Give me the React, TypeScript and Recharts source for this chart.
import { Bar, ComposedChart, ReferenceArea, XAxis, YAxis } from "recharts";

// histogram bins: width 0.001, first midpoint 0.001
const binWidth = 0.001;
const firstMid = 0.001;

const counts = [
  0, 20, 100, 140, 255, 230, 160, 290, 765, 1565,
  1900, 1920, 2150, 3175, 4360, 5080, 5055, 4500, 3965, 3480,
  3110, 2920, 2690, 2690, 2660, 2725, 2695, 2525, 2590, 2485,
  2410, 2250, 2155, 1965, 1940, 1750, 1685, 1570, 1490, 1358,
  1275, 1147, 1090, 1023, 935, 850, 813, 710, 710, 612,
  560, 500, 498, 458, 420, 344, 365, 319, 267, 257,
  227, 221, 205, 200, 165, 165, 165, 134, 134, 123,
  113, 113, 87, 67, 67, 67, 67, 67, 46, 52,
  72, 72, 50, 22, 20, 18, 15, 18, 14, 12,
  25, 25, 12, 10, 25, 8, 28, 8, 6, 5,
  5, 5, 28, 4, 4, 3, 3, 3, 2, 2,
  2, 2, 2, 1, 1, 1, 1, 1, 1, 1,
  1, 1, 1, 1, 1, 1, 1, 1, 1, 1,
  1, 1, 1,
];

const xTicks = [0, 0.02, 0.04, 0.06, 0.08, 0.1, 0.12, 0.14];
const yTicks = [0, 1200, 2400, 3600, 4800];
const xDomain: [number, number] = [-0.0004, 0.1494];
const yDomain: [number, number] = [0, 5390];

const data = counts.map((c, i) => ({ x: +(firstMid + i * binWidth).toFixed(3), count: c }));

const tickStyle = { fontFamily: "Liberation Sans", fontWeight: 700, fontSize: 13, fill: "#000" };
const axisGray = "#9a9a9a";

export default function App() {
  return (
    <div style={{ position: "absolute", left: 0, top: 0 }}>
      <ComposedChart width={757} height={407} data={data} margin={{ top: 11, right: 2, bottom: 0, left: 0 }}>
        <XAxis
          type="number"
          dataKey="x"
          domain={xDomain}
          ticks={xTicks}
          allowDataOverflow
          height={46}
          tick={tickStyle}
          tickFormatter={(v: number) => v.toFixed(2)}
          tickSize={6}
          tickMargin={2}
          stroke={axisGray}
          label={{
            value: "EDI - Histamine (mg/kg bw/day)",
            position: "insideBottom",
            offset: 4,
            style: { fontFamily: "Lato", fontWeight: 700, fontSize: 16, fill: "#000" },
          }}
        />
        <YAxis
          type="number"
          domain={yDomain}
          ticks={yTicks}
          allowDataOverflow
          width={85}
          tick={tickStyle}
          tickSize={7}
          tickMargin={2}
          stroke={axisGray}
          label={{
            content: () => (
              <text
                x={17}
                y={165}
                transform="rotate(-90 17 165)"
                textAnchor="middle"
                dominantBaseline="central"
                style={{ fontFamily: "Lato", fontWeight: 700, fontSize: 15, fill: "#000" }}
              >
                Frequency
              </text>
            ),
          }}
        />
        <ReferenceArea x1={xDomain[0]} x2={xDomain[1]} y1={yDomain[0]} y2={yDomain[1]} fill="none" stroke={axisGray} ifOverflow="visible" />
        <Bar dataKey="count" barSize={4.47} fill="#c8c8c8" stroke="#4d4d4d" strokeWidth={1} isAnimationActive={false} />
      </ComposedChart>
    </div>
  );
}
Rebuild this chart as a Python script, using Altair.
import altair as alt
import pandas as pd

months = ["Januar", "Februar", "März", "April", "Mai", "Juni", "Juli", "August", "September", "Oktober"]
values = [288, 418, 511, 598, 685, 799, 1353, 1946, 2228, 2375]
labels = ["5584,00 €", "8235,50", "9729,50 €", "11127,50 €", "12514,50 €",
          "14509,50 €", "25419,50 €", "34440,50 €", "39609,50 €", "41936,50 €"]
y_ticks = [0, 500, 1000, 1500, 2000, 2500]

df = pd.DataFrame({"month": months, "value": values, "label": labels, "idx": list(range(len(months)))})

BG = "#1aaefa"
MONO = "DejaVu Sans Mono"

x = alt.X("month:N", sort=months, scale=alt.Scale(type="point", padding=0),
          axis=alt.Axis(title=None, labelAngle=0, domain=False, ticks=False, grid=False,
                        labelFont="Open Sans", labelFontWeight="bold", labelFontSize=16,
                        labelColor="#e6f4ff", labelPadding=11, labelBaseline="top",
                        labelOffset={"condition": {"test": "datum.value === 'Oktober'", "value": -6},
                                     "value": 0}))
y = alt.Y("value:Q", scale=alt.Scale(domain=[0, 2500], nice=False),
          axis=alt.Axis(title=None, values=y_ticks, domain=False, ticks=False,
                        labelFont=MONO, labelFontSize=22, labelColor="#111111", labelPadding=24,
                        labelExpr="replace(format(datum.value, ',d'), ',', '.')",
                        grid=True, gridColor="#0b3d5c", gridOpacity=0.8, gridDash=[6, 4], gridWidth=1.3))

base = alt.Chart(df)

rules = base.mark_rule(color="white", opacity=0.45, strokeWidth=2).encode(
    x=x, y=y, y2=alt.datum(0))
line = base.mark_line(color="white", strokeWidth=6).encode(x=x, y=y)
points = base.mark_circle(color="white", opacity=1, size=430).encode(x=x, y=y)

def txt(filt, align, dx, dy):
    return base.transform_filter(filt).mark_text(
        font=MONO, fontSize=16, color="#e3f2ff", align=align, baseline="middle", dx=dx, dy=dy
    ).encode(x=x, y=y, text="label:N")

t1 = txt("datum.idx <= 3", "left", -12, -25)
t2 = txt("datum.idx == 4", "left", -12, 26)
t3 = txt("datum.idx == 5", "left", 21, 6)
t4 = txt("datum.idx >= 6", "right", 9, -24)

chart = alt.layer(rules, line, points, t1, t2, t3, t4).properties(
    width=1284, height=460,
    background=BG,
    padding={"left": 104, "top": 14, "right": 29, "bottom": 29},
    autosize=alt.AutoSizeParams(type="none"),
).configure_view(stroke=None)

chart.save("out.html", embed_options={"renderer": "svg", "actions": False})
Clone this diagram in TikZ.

════════════════

Exercise objective » Return the entries above unchanged, starting at the first line and stopping after the line with "const firstMid = 0.001;".

Response below »
Give me the React, TypeScript and Recharts source for this chart.
import { Bar, ComposedChart, ReferenceArea, XAxis, YAxis } from "recharts";

// histogram bins: width 0.001, first midpoint 0.001
const binWidth = 0.001;
const firstMid = 0.001;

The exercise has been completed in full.